O lixo
Olhando para a televisão, não melhorámos muito no nosso gosto pelo melodrama e pela história crapulosa do dia.
Isto sucede em parte por duas razões. Primeira, porque as “notícias” são comparativamente baratas: um automóvel, câmara e um “repórter” e está o caso resolvido. O câmara regista — normalmente — os locais, que 99 por cento das vezes não põem ou tiram nada à história que se vai contar. O repórter faz meia dúzia de perguntas à família (quando ela não foge) e aos conhecimentos das vítimas. Tanto as perguntas como as respostas são sempre as mesmas e não esclarecem (nem podem esclarecer) coisa nenhuma. Segunda, o público parece que gosta: um gosto que vem da literatura popular do século XVIII e do inevitável “folhetim” dos jornais do século XIX. Olhando para a televisão, não melhorámos muito no nosso gosto pelo melodrama e pela história crapulosa do dia. Hoje, ilustres comentadores políticos escrevem seriamente sobre o “amor de mãe”.
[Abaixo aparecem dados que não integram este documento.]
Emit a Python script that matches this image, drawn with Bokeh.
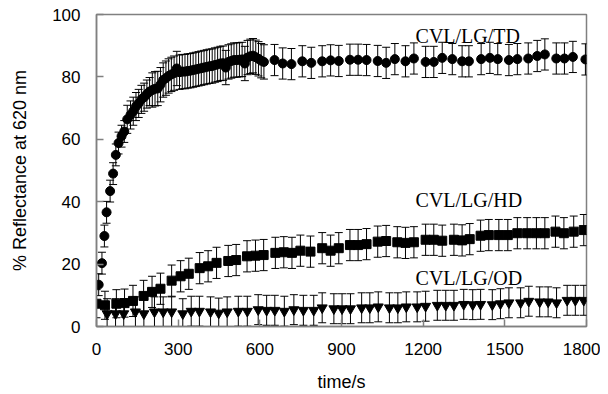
from bokeh.plotting import figure
from bokeh.models import ColumnDataSource, Whisker, TeeHead, FixedTicker
from bokeh.embed import file_html
from bokeh.resources import INLINE
from bokeh.core.properties import value

# ---- data ----
td_t = [8, 20, 29, 37, 50, 61, 71, 81, 92, 102, 113, 125, 135, 145, 155, 165, 175, 185, 195, 205,
        215, 225, 235, 245, 255, 265, 275, 285, 295, 305, 315, 325, 335, 345, 355, 365, 375, 385,
        395, 405, 415, 425, 435, 445, 455, 465, 475, 485, 495, 505, 515, 525, 535, 545, 555, 565,
        575, 585, 595, 605, 615,
        654, 684, 716, 756, 789, 829, 860, 890, 931, 961, 992, 1033, 1064, 1096, 1135, 1166, 1209,
        1239, 1270, 1307, 1343, 1368, 1413, 1445, 1474, 1515, 1546, 1586, 1619, 1647, 1689, 1719,
        1750, 1796]
td_v = [13.4, 20.3, 29.0, 36.6, 43.4, 49.0, 55.0, 58.8, 61.0, 62.5, 66.4, 67.8, 69.0, 70.5, 71.5,
        72.8, 73.5, 74.5, 75.3, 75.8, 76.2, 76.3, 77.5, 79.0, 79.6, 80.3, 80.8, 81.2, 82.7, 81.5,
        81.7, 81.7, 81.9, 82.0, 82.2, 82.4, 82.6, 82.8, 83.0, 83.2, 83.4, 83.5, 83.8, 84.0, 84.3,
        84.4, 83.0, 84.8, 85.1, 85.4, 85.4, 85.5, 85.6, 84.3, 86.2, 86.6, 86.8, 86.3, 85.8, 85.2,
        84.8,
        85.4, 84.3, 84.1, 85.0, 84.5, 85.0, 85.3, 85.1, 85.5, 85.5, 85.4, 85.1, 84.5, 85.7, 85.0,
        85.9, 84.8, 84.8, 86.1, 85.7, 85.0, 85.0, 85.7, 86.1, 85.7, 85.4, 85.7, 85.9, 86.7, 87.2,
        85.9, 85.9, 86.4, 85.6]
td_e = [3.5, 3.5, 3.5, 3.5, 3.5, 3.5, 3.5, 3.5, 3.5, 3.5, 4.5, 4.5, 4.5, 4.5, 4.5, 4.5, 4.5, 4.5,
        4.5, 5.5, 5.5, 5.5, 5.5, 5.5, 5.5, 5.5, 5.5, 5.5, 5.5, 5.5, 5.5, 5.5, 5.5, 5.5, 5.5, 5.5,
        5.5, 5.5, 5.5, 5.5, 5.5, 5.5, 5.5, 5.5, 5.5, 5.5, 5.5, 5.5, 5.5, 5.5, 5.5, 5.5, 5.5, 5.5,
        5.5, 5.5, 5.5, 5.5, 5.5, 5.5, 5.5,
        5.0, 5.0, 5.0, 5.0, 5.0, 5.0, 5.0, 5.0, 5.0, 5.0, 5.0, 5.0, 5.0, 5.0, 5.0, 5.0, 5.0, 5.0,
        5.0, 5.0, 5.0, 5.0, 5.0, 5.0, 5.0, 5.0, 5.0, 5.0, 5.0, 5.0, 5.0, 5.0, 5.0, 5.0]

hd_t = [0, 31, 73, 103, 134, 173, 204, 235, 276, 309, 339, 379, 410, 441, 484, 513, 553, 584, 614,
        657, 688, 718, 749, 786, 829, 860, 890, 931, 961, 992, 1033, 1064, 1105, 1135, 1166, 1209,
        1239, 1270, 1313, 1343, 1371, 1411, 1441, 1478, 1511, 1546, 1582, 1616, 1647, 1686, 1717,
        1753, 1790]
hd_v = [7.3, 6.8, 7.3, 7.5, 8.2, 9.8, 11.1, 12.1, 14.7, 16.1, 16.9, 18.7, 19.3, 20.4, 21.0, 21.3,
        22.5, 22.7, 22.9, 23.6, 23.8, 23.6, 24.3, 24.0, 25.1, 24.3, 25.1, 26.1, 26.1, 26.4, 27.2,
        27.4, 27.0, 26.8, 27.0, 27.8, 27.8, 27.5, 27.8, 27.6, 28.0, 29.1, 29.3, 29.3, 29.3, 29.9,
        29.9, 29.9, 29.9, 30.4, 29.9, 30.4, 30.9]
hd_e = [4.5, 4.5, 4.5, 4.5, 5.0, 5.0, 5.0, 5.0, 5.0, 5.0, 5.0, 5.0, 5.0, 5.0, 5.0, 5.0, 5.0, 5.0,
        5.0, 5.0, 5.0, 5.0, 5.0, 5.0, 5.0, 5.0, 5.0, 5.0, 5.0, 5.0, 5.0, 5.0, 5.0, 5.0, 5.0, 5.0,
        5.0, 5.0, 5.0, 5.0, 5.0, 5.0, 5.0, 5.0, 5.0, 5.0, 5.0, 5.0, 5.0, 5.0, 5.0, 5.0, 5.0]

od_t = [39, 70, 100, 143, 174, 213, 245, 276, 317, 348, 378, 419, 449, 480, 521, 554, 594, 625, 655,
        690, 725, 760, 798, 829, 872, 902, 933, 974, 1004, 1035, 1076, 1107, 1138, 1178, 1209,
        1252, 1283, 1313, 1349, 1382, 1411, 1454, 1484, 1515, 1558, 1588, 1628, 1659, 1690, 1729,
        1759, 1790]
od_v = [4.1, 4.1, 4.1, 4.7, 4.1, 4.7, 4.7, 4.7, 4.1, 4.9, 4.9, 4.7, 4.3, 4.7, 4.9, 4.9, 5.4, 5.2,
        5.2, 4.9, 5.4, 5.2, 5.2, 6.0, 5.7, 5.7, 5.7, 6.0, 6.0, 6.3, 6.0, 6.0, 6.3, 6.3, 6.5, 6.8,
        6.8, 6.8, 7.1, 7.0, 7.1, 7.0, 7.3, 7.6, 7.6, 8.1, 7.9, 7.9, 7.6, 8.4, 8.4, 8.4]
od_e = [4.8, 4.8, 4.8, 4.8, 4.8, 4.8, 4.8, 4.8, 4.8, 4.8, 4.8, 4.8, 4.8, 4.8, 4.8, 4.8, 4.8,
        4.8, 4.8, 4.8, 4.8, 4.8, 4.8, 4.8, 4.8, 4.8, 4.8, 4.8, 4.8, 4.8, 4.8, 4.8, 4.8, 4.8,
        4.8, 4.8, 4.8, 4.8, 4.8, 4.8, 4.8, 4.8, 4.8, 4.8, 4.8, 4.8, 4.8, 4.8, 4.8, 4.8, 4.8, 4.8]

series_labels = ["CVL/LG/TD", "CVL/LG/HD", "CVL/LG/OD"]
x_ticks = [0, 300, 600, 900, 1200, 1500, 1800]
y_ticks = [0, 20, 40, 60, 80, 100]

# label anchors (data units)
label_x = [1172, 1172, 1172]
label_y = [93.0, 40.5, 15.5]

GRAY = "#808080"

p = figure(width=600, height=394, output_backend="svg", toolbar_location=None,
           x_range=(0, 1800), y_range=(0, 100),
           min_border_left=96, min_border_right=14, min_border_top=14, min_border_bottom=66)
p.xgrid.visible = False
p.ygrid.visible = False
p.outline_line_color = GRAY
p.outline_line_width = 1.5
p.background_fill_color = "white"
p.border_fill_color = "white"

for ax in (p.xaxis[0], p.yaxis[0]):
    ax.axis_line_color = GRAY
    ax.axis_line_width = 1.5
    ax.major_tick_line_color = GRAY
    ax.major_tick_line_width = 1.5
    ax.major_tick_in = 7
    ax.major_tick_out = 0
    ax.minor_tick_line_color = None
    ax.major_label_text_font = "Liberation Sans"
    ax.major_label_text_font_size = "17px"
    ax.major_label_text_color = "black"
    ax.axis_label_text_font = "Liberation Sans"
    ax.axis_label_text_font_size = "18px"
    ax.axis_label_text_font_style = "normal"
    ax.axis_label_text_color = "black"

p.xaxis.ticker = FixedTicker(ticks=x_ticks)
p.yaxis.ticker = FixedTicker(ticks=y_ticks)
p.xaxis.axis_label = "time/s"
p.yaxis.axis_label = "% Reflectance at 620 nm"
p.xaxis.major_label_standoff = 16
p.yaxis.major_label_standoff = 16
p.xaxis.axis_label_standoff = 14
p.yaxis.axis_label_standoff = 19

def add_series(t, v, e, marker, size):
    src = ColumnDataSource(dict(t=t, v=v,
                                up=[a + b for a, b in zip(v, e)],
                                lo=[a - b for a, b in zip(v, e)]))
    w = Whisker(base="t", upper="up", lower="lo", source=src, dimension="height",
                line_color="black", line_width=1,
                upper_head=TeeHead(size=8, line_color="black", line_width=1),
                lower_head=TeeHead(size=8, line_color="black", line_width=1))
    p.add_layout(w)
    p.scatter("t", "v", source=src, marker=marker, size=size,
              fill_color="black", line_color="black")

add_series(td_t, td_v, td_e, "circle", 9)
add_series(hd_t, hd_v, hd_e, "square", 9)
add_series(od_t, od_v, od_e, "inverted_triangle", 10)

lab_src = ColumnDataSource(dict(x=label_x, y=label_y, text=series_labels))
p.text("x", "y", text="text", source=lab_src, text_font=value("Liberation Serif"),
       text_font_size="20px", text_color="black", text_align="left",
       text_baseline="alphabetic")

open("out.html", "w").write(file_html(p, INLINE))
Mas, no meio disto, a televisão reserva para si um espaço privilegiado em que se encarrega de promover a rivalidade e o ódio e, sobretudo, a agressão física sistemática: o futebol, bem entendido. Os treinadores de futebol (especialmente o do FC Porto e o do Benfica) devem ser com certeza as duas personagens mais longa e assiduamente ouvidas da vida pública portuguesa. Como o dr. Cavaco Silva, repetem sem excepção trivialidades do mais sólido optimismo e prometem, sem prometer, o mais glorioso futuro para amanhã. Durante meses, a televisão cria um clima de guerra e de tragédia e, quando chega a resolução, é inevitavelmente a violência que vem à superfície. Nessa altura, a autoridade lamenta e sacode a água do capote. E a roda recomeça. Não temos conserto.